Adapting to the new normal

IN MANY countries, including the Philippines, the public sector has been found to be lacking in the overall response to the current pandemic.

The only way to regain governments’ position is to explore and rethink their approaches to the public health emergency rather than look at past experiences, according to Dr. James Brumby, senior adviser for Governance, Equitable Growth, Finance and Institutions vice president of the World Bank Group Singapore.

A challenging crisis like the ongoing coronavirus pandemic is calling for the reshaping and shifting of existing approaches to ensure the effective and efficient delivery of public services. In other words, innovate to be resilient under the so-called “new normal.” Old formulas may no longer work or not as effective as they were before.

In the current context, the past may not be a good guide to the future. This is the worst pandemic since the Spanish Flu, the worst global economic downturn since the Great Depression of the 1930s, but none of us have lived to experience these.

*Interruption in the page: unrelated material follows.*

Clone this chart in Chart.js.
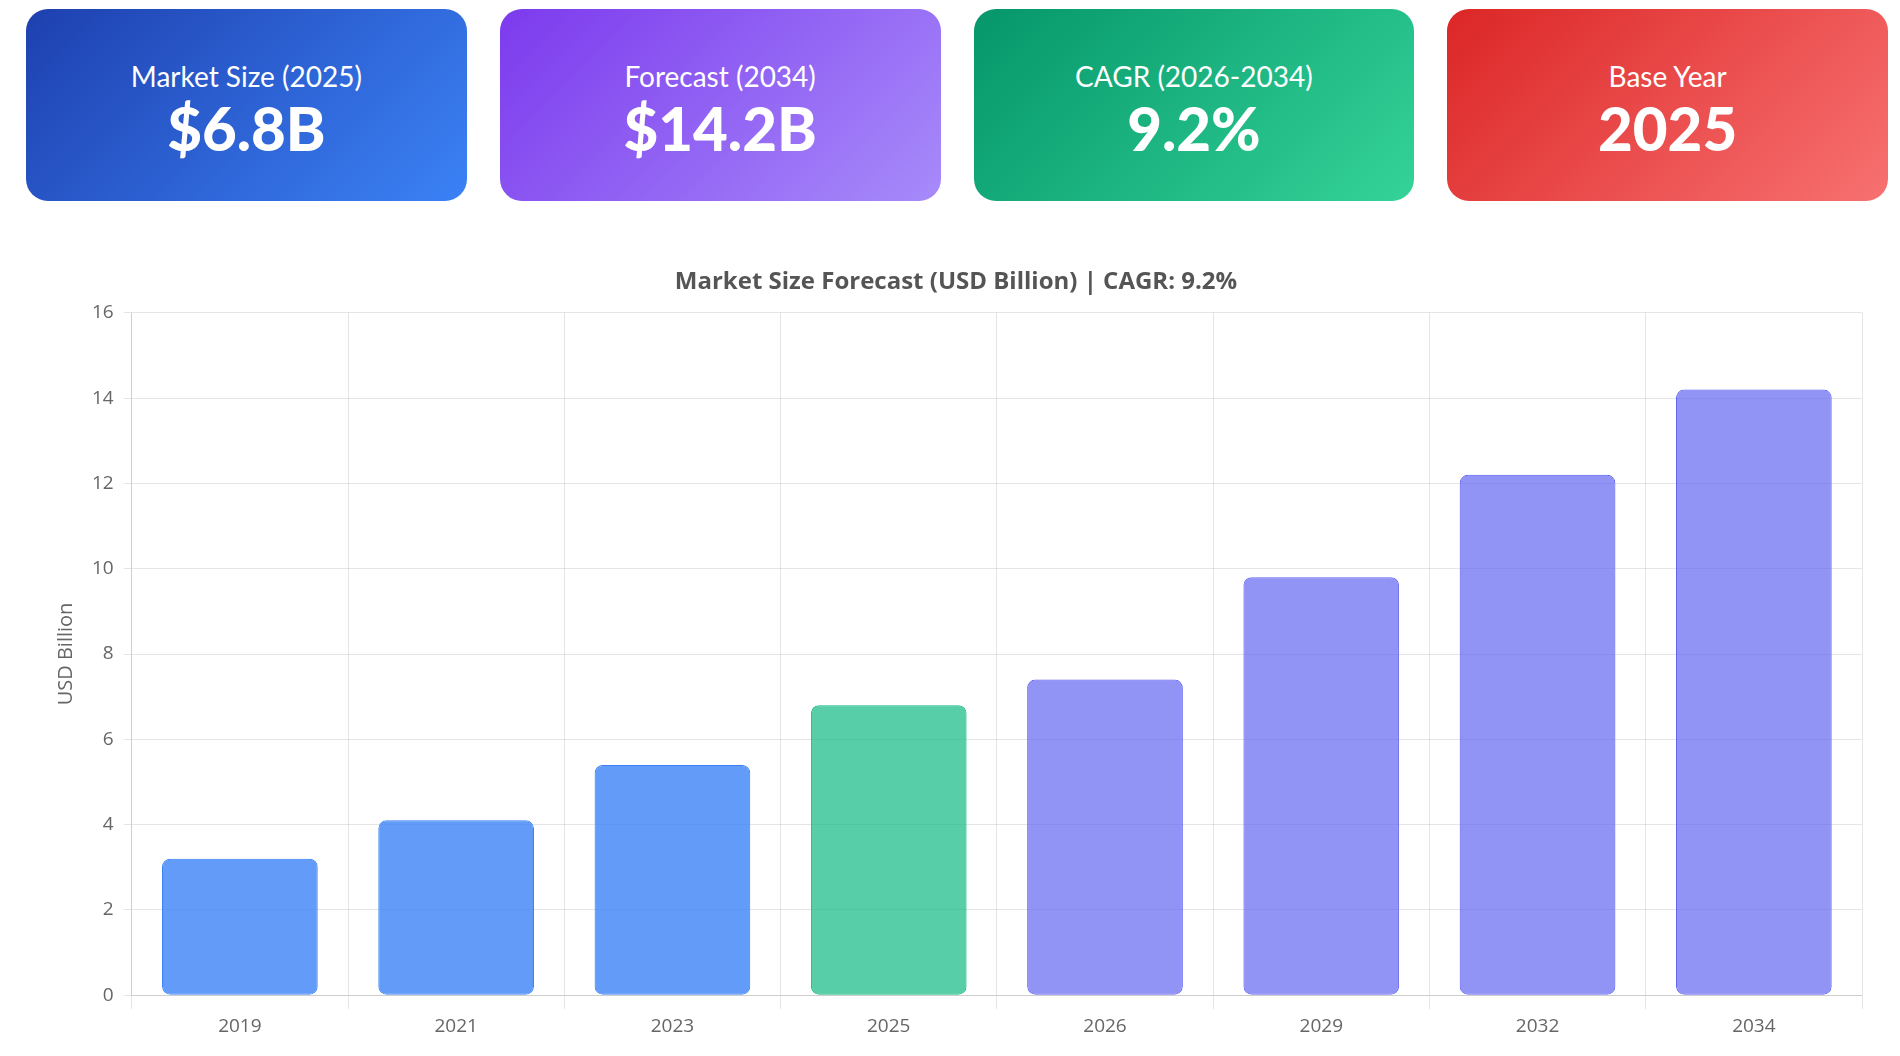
<!DOCTYPE html>
<html><head><meta charset="utf-8">
<script src="https://cdn.jsdelivr.net/npm/chart.js@4.4.1/dist/chart.umd.min.js"></script>
<style>
body{margin:0;background:#fff;font-family:"Open Sans",sans-serif;width:1900px;height:1056px;overflow:hidden}
.cards{position:absolute;left:26px;top:9px;width:1862px;display:flex;gap:33px}
.card{flex:1;height:192px;border-radius:22px;color:#fff;text-align:center;box-sizing:border-box;padding-top:50px}
.card .l{font-family:"Lato","Open Sans",sans-serif;font-size:28px;font-weight:400}
.card .v{font-family:"Lato",sans-serif;font-size:60px;font-weight:900;margin-top:2px;line-height:1.1}
.c1{background:linear-gradient(135deg,#1e40af,#3b82f6)}
.c2{background:linear-gradient(135deg,#7c3aed,#a78bfa)}
.c3{background:linear-gradient(135deg,#059669,#34d399)}
.c4{background:linear-gradient(135deg,#dc2626,#f87171)}
.wrap{position:absolute;left:50px;top:262px;width:1820px;height:794px}
</style></head><body>
<div class="cards">
<div class="card c1"><div class="l">Market Size (2025)</div><div class="v">$6.8B</div></div>
<div class="card c2"><div class="l">Forecast (2034)</div><div class="v">$14.2B</div></div>
<div class="card c3"><div class="l">CAGR (2026-2034)</div><div class="v">9.2%</div></div>
<div class="card c4"><div class="l">Base Year</div><div class="v">2025</div></div>
</div>
<div class="wrap"><canvas id="c"></canvas></div>
<script>
const years=["2019","2021","2023","2025","2026","2029","2032","2034"];
const values=[3.2,4.1,5.4,6.8,7.4,9.8,12.2,14.2];
const kinds=["h","h","h","b","f","f","f","f"];
const fill={h:"rgba(59,130,246,0.8)",b:"rgba(16,185,129,0.7)",f:"rgba(99,102,241,0.7)"};
const line={h:"rgb(59,130,246)",b:"rgb(16,185,129)",f:"rgb(99,102,241)"};
Chart.defaults.font.family='"Open Sans",sans-serif';
Chart.defaults.color='#666';
new Chart(document.getElementById('c'),{type:'bar',
data:{labels:years,datasets:[{data:values,backgroundColor:kinds.map(k=>fill[k]),borderColor:kinds.map(k=>line[k]),borderWidth:1,borderRadius:8,borderSkipped:false,barPercentage:0.72,categoryPercentage:1}]},
options:{responsive:true,maintainAspectRatio:false,animation:false,
layout:{padding:{right:8,bottom:12}},
plugins:{legend:{display:false},title:{display:true,text:'Market Size Forecast (USD Billion) | CAGR: 9.2%',font:{size:24,weight:'bold'},color:'#555',padding:{top:6,bottom:16}}},
scales:{y:{min:0,max:16,ticks:{stepSize:2,font:{size:19},padding:10},title:{display:true,text:'USD Billion',font:{size:20}},grid:{color:'rgba(0,0,0,0.1)',tickLength:8}},
x:{ticks:{font:{size:19},padding:6},grid:{color:'rgba(0,0,0,0.1)',offset:true,tickLength:14}}}}});
</script></body></html>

To shape the future of governments, what should influence service delivery? Brumby cited the following:

* One is contagion risk, which he said is “determined by the prevalence of the physical proximity within public service workforce for a given function, proximity between workforce, customers, and clients and physical objects that need to be passed from one to another, and the shared ‘space, materials, and air’ between or across groups.”

The reduction of virus transmission might “involve capital works” and “changes in work actions and practices” that will be “required to manipulate or guide demand” in government.

* Another factor is technological process substitution through digitalization. Governments – national and even local – must embrace new technologies and digital systems to improve service delivery.

Some government services could be digitalized, such as tax administration, one-stop shops, immigration registration, customs and employment services, and public transportation.

* Also, governments would have to deal with fiscal and wider public financial risks due to the outbreak. A large economic programs support in 2020 will crowd out public spending in future years.

* Lastly, government information is being challenged during this pandemic.

The pandemic showed that nontraditional information sources might be increasingly important and profoundly influential. Governments need to get used to the idea of “big data.”

Nontraditional information sources include human mobility data, satellite data, crowdsourced user data, transaction data, text mining, and data fusion. These can trigger more direct actions from citizens and impel governments to act.

Indeed, to be resilient under the “new normal”, innovation is key. Explore new ways. Think out of the box.